Karachi: “Vaccination coverage in Sindh is around 50% which must be increased to 90% to eradicate the diseases that are claiming the lives of the children in Pakistan,” said leading paediatricians in a press briefing.
“Lack of awareness among parents is the biggest contributor to low immunization coverage in Pakistan, and it is very unfortunate that despite the availability of free vaccine by the Government under the Expanded Program on Immunization (EPI), children are dying of vaccine-preventable diseases,” they added.
General Secretary, Pakistan Paediatric Association (PPA), Dr Mumtaz Lakhani, President PPA Sindh, Dr Ghulam Rasool Buriro. General Secretary, PPA Sindh, Dr Khalid Shafi, President, and Elect Asia Pacific Paediatric Association, Dr Iqbal Memon, also spoke on occasion.

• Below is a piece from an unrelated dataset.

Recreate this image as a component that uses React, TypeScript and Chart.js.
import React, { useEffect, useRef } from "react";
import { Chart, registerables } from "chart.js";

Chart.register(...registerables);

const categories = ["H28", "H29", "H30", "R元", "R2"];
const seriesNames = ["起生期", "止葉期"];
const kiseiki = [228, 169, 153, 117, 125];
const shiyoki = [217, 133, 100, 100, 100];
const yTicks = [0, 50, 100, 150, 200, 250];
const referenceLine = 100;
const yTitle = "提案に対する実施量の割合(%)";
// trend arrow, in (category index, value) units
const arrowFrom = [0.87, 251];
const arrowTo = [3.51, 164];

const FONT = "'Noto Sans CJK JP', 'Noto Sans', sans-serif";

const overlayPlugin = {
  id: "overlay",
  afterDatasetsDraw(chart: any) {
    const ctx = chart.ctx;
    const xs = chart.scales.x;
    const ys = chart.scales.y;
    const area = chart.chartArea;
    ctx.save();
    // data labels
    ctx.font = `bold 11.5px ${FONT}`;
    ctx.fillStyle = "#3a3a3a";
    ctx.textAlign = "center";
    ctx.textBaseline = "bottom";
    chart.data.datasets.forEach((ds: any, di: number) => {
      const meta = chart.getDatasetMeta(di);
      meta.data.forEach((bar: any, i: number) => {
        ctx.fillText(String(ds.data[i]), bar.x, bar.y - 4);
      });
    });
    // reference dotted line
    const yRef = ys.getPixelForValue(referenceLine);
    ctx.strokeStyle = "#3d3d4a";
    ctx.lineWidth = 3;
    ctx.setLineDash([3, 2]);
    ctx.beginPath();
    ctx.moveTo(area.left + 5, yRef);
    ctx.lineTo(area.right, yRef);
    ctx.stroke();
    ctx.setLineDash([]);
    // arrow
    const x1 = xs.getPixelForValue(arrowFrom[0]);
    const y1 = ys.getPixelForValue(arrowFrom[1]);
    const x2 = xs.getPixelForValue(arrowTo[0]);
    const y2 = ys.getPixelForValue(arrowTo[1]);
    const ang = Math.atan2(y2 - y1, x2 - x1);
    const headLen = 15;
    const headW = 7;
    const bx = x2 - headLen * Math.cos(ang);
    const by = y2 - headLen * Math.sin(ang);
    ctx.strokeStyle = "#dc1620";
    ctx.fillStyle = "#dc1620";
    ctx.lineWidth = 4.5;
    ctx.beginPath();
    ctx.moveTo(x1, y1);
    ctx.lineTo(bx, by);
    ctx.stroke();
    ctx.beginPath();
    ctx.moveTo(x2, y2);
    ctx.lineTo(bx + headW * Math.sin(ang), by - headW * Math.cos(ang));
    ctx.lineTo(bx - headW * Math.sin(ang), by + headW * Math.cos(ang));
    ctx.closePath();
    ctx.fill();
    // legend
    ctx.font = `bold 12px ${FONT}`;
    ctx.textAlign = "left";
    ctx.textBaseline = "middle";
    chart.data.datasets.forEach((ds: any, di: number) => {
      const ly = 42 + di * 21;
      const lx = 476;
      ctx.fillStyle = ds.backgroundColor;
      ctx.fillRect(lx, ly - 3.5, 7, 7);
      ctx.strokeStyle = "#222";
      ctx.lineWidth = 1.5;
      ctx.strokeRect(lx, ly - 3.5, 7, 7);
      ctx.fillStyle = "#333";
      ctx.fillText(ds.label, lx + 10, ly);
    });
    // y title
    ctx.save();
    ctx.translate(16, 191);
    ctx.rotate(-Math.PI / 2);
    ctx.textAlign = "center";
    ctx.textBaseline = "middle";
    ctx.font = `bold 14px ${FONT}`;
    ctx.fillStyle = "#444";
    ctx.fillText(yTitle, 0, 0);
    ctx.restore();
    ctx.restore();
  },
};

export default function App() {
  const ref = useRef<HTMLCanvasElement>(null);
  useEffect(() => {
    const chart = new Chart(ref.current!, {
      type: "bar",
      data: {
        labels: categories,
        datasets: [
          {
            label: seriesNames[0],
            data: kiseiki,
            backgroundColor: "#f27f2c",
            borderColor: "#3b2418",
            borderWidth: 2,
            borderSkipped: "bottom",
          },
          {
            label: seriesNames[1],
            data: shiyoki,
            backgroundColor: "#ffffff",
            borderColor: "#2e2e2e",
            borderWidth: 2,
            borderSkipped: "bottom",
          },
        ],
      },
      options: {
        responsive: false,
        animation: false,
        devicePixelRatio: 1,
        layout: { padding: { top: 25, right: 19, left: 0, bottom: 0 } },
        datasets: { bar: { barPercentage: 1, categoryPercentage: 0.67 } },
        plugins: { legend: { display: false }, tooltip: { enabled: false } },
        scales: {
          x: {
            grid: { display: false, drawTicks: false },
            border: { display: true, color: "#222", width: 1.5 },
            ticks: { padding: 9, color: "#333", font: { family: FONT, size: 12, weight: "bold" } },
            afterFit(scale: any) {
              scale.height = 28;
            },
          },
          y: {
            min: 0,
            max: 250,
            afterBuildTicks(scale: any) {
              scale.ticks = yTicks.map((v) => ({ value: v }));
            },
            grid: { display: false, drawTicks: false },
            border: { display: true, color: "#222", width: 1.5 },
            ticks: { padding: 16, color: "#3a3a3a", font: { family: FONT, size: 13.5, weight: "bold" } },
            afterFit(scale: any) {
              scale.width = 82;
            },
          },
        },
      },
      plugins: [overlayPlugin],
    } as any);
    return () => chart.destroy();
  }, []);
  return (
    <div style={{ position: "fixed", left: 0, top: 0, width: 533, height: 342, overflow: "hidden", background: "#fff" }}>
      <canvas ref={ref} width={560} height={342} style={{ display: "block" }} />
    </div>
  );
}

GSK Pakistan supported the awareness campaign.
They said that essential immunization helped eradicate smallpox and polio from the world and hopefully measles will also be eradicated in the near future if the rate of essential immunization reaches 90 % or above in all developing countries including Pakistan.
They highlighted that the EPI was established in 1978 and currently aims to vaccinate children aged 0-23 months against ten target diseases: Childhood Tuberculosis, Polio, Diphtheria, Pertussis, Diarrhea, Hepatitis B, Haemophilus Influenza Type B (HIB), Pneumonia, Measles and Tetanus.
“Every year due to vaccines, approximately 3 million deaths are prevented. Immunization is estimated to save 2-3 million lives every year. An estimated 19.5 million infants worldwide are still missing out on the basic vaccines. If the optimum rates of immunization or “herd immunity” are not maintained, the diseases prevented by vaccination will return,” they added.
Highlighting the disease burden of vaccine-preventable diseases, the speakers said that diarrhoea and pneumonia are the two biggest killers of children globally and specifically in Pakistan. “Getting children vaccinated is vital to counter the menace and curb the death toll,” they reasoned.
They also highlighted that vaccination could reduce the usage of some antibiotics. This can help address the challenge of antibiotic resistance. Vaccines help develop immunity against many diseases, resulting in low reliance on antibiotics.
Panellists demanded that the age bracket for the EPI should be increased to 5 years and EPI centres should also be open in the evening to increase reach and facilitate people. They also urged the Government to include more vaccines to the EPI program.
“Vaccines are completely safe, and parents should not compromise on the immunization of their children as it prevents illness, disability, and death. All the stakeholders, including doctors and media, have to join hands to create awareness and save the future generation of Pakistan from deadly diseases,” they concluded.